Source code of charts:
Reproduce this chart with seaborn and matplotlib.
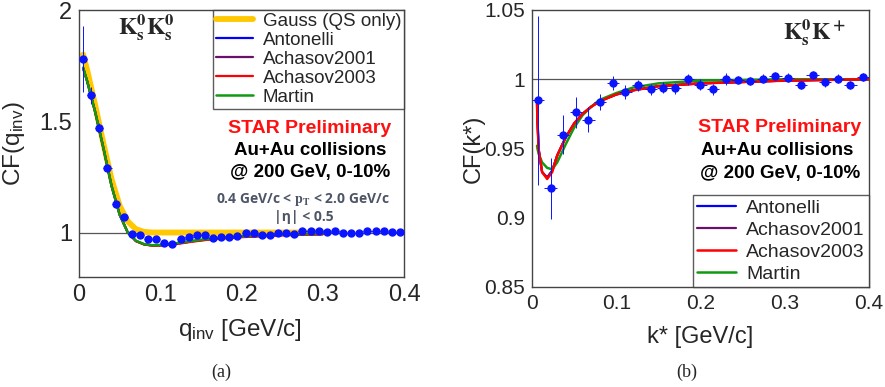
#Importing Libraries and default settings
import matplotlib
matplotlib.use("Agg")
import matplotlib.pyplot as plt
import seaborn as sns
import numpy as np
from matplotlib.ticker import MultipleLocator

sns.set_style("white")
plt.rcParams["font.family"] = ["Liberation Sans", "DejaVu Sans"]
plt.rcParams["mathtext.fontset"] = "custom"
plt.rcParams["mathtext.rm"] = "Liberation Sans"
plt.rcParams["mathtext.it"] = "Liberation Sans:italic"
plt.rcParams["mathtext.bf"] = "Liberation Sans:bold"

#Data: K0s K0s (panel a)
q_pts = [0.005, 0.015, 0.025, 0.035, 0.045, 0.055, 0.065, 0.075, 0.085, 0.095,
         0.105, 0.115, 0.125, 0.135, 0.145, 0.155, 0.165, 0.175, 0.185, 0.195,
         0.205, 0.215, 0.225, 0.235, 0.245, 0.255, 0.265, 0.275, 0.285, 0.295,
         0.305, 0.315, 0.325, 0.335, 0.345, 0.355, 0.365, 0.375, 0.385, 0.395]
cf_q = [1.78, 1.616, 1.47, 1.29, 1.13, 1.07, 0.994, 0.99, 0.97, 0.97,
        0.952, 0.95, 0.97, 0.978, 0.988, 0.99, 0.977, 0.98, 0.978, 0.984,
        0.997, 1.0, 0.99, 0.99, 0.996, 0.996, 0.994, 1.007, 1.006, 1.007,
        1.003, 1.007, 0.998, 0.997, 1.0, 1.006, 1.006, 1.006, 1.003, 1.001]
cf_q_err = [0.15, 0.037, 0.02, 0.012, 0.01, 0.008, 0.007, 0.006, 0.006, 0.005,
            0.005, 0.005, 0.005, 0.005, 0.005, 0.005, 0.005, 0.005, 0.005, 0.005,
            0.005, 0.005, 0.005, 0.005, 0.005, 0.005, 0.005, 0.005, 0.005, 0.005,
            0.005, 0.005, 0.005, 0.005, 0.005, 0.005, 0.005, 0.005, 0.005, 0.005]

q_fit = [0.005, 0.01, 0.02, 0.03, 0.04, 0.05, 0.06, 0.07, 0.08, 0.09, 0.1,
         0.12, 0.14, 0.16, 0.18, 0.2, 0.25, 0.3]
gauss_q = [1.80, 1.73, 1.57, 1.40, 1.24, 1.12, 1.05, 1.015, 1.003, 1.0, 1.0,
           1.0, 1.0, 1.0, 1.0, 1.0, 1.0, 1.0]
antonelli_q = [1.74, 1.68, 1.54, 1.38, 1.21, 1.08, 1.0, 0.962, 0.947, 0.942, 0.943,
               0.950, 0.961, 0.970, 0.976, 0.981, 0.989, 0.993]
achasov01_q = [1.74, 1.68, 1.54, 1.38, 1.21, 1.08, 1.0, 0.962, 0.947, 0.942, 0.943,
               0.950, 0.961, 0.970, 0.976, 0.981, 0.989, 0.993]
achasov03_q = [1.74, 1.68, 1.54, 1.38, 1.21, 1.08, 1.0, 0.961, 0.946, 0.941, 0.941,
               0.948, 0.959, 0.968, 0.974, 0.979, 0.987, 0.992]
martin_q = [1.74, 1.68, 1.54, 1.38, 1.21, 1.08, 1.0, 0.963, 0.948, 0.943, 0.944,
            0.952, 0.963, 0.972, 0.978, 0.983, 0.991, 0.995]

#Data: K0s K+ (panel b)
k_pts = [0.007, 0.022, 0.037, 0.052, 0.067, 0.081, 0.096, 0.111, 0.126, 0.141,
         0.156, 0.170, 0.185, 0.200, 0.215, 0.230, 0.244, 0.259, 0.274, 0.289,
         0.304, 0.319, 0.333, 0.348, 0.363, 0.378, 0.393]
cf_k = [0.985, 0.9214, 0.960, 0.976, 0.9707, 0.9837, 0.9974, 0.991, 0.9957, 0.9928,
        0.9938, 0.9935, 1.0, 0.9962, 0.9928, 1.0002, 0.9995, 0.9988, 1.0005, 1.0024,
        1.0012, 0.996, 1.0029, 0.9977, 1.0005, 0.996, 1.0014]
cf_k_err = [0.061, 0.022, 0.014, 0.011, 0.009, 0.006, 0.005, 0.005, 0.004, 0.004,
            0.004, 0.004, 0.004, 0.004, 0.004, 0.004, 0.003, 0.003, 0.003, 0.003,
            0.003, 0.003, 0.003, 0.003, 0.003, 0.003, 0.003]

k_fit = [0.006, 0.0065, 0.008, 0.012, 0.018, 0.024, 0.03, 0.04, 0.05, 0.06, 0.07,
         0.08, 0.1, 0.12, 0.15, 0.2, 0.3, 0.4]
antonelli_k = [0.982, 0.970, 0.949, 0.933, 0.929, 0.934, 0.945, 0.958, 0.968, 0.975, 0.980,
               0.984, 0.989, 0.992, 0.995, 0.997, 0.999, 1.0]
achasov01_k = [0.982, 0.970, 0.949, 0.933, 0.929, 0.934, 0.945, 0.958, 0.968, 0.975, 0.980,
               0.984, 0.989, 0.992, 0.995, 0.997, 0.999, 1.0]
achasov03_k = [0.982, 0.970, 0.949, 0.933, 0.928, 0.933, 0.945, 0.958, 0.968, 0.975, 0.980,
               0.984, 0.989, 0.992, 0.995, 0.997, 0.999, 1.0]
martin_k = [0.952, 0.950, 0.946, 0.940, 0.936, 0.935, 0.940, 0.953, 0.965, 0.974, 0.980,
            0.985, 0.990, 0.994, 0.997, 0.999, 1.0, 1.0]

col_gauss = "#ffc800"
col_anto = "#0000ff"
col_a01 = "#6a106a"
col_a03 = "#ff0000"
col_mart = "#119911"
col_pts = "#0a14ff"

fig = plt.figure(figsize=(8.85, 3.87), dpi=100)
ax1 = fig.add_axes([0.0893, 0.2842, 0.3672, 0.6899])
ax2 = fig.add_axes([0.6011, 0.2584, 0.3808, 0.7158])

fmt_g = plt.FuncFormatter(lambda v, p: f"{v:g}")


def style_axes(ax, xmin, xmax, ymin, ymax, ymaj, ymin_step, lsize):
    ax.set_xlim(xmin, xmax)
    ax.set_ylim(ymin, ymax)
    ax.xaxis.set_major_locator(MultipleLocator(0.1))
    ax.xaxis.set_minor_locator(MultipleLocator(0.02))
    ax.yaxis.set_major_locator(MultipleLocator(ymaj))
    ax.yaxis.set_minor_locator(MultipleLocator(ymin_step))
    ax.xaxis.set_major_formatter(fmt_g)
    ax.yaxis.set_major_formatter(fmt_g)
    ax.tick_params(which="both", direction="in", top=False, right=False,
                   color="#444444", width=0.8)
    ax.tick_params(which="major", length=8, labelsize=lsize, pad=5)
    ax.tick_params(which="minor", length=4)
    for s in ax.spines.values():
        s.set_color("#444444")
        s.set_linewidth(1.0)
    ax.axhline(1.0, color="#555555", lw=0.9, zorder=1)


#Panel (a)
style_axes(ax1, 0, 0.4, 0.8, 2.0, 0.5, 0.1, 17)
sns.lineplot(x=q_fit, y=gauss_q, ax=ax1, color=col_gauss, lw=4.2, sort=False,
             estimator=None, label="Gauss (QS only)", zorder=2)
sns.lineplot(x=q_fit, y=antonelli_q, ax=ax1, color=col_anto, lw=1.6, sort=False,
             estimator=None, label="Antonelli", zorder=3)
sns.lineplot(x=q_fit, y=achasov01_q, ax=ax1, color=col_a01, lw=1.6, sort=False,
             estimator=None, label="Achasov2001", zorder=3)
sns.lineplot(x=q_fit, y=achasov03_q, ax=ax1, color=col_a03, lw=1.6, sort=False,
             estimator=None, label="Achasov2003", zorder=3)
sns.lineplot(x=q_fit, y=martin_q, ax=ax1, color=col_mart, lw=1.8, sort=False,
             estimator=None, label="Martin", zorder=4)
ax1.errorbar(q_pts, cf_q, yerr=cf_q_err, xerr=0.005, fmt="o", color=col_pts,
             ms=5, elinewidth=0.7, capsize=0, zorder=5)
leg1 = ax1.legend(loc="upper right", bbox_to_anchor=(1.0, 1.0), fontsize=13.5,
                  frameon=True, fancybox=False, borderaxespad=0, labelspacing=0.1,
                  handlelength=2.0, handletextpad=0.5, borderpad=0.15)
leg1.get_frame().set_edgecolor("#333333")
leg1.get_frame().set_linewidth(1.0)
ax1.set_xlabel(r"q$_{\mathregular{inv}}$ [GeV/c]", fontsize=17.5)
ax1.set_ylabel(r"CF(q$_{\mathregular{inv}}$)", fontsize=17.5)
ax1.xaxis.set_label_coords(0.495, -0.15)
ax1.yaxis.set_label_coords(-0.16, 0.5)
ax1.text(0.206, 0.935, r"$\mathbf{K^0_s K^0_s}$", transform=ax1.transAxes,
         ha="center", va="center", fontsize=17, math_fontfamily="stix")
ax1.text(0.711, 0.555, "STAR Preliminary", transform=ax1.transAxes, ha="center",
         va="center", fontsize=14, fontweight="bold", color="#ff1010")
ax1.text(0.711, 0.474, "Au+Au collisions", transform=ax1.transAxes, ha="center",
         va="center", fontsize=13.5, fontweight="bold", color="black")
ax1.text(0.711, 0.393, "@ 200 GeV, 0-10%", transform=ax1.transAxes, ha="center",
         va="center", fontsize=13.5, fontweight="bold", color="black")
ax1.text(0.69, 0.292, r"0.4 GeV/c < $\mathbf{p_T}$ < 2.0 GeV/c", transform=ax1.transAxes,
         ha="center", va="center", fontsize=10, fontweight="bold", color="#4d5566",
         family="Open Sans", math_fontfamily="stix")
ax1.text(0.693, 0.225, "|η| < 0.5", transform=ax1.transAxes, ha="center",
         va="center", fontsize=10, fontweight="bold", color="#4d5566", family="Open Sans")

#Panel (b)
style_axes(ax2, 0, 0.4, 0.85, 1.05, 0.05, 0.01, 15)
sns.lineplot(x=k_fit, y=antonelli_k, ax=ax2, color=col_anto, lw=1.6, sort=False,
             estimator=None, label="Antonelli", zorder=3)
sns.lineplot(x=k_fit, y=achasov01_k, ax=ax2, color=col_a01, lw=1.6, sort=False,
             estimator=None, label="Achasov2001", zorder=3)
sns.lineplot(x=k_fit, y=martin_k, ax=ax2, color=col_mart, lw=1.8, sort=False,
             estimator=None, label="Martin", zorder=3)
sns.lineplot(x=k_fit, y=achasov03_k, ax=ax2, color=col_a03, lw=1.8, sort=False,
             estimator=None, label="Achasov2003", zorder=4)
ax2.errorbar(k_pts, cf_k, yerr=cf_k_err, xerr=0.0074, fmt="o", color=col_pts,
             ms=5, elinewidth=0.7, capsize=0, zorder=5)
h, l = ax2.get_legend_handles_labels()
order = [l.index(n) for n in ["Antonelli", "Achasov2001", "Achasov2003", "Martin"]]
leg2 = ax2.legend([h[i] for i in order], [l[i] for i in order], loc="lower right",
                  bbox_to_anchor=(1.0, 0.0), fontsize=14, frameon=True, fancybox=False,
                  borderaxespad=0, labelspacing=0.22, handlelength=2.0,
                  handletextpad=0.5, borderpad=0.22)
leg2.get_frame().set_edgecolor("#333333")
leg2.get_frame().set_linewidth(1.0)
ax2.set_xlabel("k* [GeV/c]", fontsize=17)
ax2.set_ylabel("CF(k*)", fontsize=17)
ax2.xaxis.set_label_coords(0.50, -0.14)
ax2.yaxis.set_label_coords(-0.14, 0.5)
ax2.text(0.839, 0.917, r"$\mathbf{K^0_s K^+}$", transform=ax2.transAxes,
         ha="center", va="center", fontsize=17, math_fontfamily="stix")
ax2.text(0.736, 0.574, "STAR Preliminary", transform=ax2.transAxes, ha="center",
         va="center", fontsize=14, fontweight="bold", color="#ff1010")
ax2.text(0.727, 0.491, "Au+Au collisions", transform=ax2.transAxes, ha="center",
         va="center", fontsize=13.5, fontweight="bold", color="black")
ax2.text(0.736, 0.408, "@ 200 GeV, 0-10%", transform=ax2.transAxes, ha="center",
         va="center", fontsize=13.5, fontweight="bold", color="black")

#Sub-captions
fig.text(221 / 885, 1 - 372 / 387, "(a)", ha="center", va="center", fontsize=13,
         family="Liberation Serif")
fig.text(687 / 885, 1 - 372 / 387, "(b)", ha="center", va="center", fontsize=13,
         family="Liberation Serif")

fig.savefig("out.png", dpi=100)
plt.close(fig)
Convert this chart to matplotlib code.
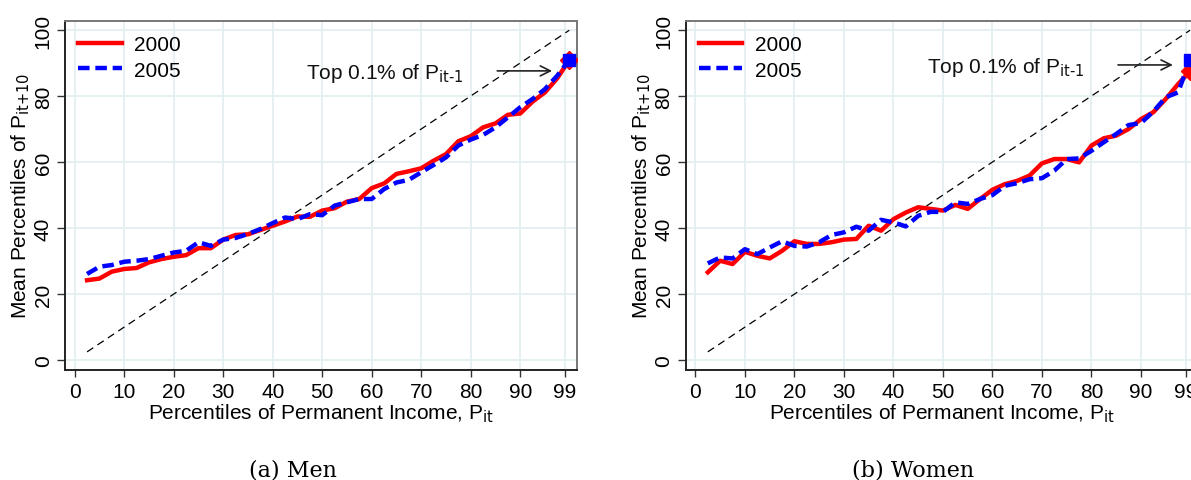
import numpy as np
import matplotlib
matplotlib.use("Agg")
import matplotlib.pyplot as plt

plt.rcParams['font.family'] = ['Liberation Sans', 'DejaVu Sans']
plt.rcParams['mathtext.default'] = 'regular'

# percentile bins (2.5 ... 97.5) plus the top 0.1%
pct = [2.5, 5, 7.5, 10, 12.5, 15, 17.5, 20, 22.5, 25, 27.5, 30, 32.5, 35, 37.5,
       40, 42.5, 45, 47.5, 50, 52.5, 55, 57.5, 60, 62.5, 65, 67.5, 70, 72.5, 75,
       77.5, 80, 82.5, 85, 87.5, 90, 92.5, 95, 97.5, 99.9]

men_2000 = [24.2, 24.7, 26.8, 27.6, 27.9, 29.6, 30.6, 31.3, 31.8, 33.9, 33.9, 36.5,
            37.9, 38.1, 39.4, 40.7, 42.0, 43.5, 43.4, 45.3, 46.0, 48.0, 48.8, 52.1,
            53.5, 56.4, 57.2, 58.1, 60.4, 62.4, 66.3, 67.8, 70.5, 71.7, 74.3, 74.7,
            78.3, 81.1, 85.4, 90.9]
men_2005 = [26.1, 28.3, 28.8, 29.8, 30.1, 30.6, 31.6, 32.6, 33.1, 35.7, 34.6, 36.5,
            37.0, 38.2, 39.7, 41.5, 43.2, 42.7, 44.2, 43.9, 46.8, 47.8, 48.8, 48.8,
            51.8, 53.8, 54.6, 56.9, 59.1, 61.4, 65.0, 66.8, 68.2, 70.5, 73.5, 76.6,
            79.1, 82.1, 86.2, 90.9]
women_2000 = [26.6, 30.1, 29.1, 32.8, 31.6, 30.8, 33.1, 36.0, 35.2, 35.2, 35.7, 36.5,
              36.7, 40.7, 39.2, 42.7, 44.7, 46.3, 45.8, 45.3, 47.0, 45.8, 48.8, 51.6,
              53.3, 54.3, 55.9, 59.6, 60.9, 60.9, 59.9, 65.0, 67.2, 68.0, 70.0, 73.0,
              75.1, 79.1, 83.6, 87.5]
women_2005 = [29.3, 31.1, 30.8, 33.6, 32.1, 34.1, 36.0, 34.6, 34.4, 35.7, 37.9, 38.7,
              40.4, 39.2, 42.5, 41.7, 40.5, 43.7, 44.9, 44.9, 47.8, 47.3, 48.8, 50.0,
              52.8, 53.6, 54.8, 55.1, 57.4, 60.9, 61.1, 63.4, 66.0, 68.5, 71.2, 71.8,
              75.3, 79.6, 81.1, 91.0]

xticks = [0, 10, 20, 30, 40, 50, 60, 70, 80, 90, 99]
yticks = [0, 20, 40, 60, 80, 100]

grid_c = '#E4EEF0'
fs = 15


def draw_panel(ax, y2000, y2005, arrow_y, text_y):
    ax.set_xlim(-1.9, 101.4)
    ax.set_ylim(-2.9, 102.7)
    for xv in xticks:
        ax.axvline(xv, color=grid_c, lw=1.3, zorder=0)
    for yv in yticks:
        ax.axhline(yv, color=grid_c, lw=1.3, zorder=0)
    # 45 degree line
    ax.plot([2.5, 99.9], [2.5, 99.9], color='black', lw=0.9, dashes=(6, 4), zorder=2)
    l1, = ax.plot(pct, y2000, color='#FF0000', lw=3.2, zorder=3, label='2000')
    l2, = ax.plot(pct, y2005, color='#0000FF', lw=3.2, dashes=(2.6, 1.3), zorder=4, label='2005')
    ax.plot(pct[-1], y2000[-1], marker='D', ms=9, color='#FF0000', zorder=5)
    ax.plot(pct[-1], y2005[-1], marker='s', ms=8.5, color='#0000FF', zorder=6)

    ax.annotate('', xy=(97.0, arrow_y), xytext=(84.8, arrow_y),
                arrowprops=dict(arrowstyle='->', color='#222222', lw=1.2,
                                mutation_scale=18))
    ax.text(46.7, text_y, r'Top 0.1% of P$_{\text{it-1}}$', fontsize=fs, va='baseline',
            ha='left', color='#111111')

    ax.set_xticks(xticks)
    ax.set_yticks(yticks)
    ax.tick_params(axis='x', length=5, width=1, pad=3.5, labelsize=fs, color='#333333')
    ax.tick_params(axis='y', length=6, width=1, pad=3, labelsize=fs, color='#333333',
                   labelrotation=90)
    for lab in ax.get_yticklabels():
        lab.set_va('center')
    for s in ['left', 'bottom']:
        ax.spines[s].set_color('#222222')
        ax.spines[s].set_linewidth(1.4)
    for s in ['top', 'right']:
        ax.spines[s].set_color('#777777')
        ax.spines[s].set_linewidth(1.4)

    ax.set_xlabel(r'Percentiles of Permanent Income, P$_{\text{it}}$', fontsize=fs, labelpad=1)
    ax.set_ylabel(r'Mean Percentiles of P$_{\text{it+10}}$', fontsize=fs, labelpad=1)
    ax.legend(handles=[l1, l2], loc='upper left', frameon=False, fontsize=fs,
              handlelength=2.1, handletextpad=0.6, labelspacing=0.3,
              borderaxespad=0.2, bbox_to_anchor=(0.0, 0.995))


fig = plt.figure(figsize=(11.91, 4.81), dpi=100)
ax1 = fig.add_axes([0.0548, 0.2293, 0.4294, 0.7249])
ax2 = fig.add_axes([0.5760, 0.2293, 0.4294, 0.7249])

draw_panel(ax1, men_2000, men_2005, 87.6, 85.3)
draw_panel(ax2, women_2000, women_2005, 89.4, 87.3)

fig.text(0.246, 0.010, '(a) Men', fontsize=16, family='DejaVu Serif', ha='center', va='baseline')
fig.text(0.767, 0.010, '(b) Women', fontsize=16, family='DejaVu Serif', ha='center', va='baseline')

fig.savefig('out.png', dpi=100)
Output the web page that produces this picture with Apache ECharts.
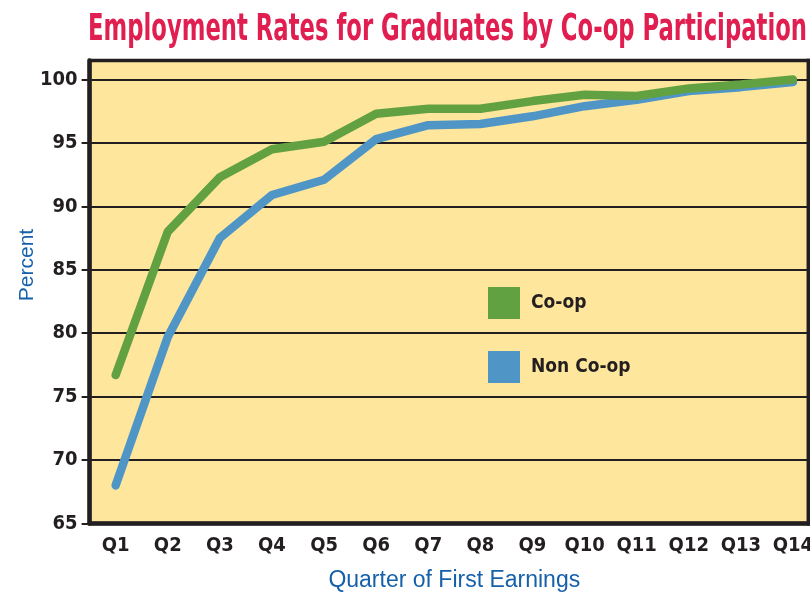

▶ WHAT YOU NEED TO DO:
Copy the part that starts at the line with "Convert this chart to matplotlib code." and finishes at the line with "plt.rcParams['mathtext.default'] = 'regular'", both included, and nothing more. Pictures are left out.

▶ WRITTEN RESPONSE:
Convert this chart to matplotlib code.
import numpy as np
import matplotlib
matplotlib.use("Agg")
import matplotlib.pyplot as plt

plt.rcParams['font.family'] = ['Liberation Sans', 'DejaVu Sans']
plt.rcParams['mathtext.default'] = 'regular'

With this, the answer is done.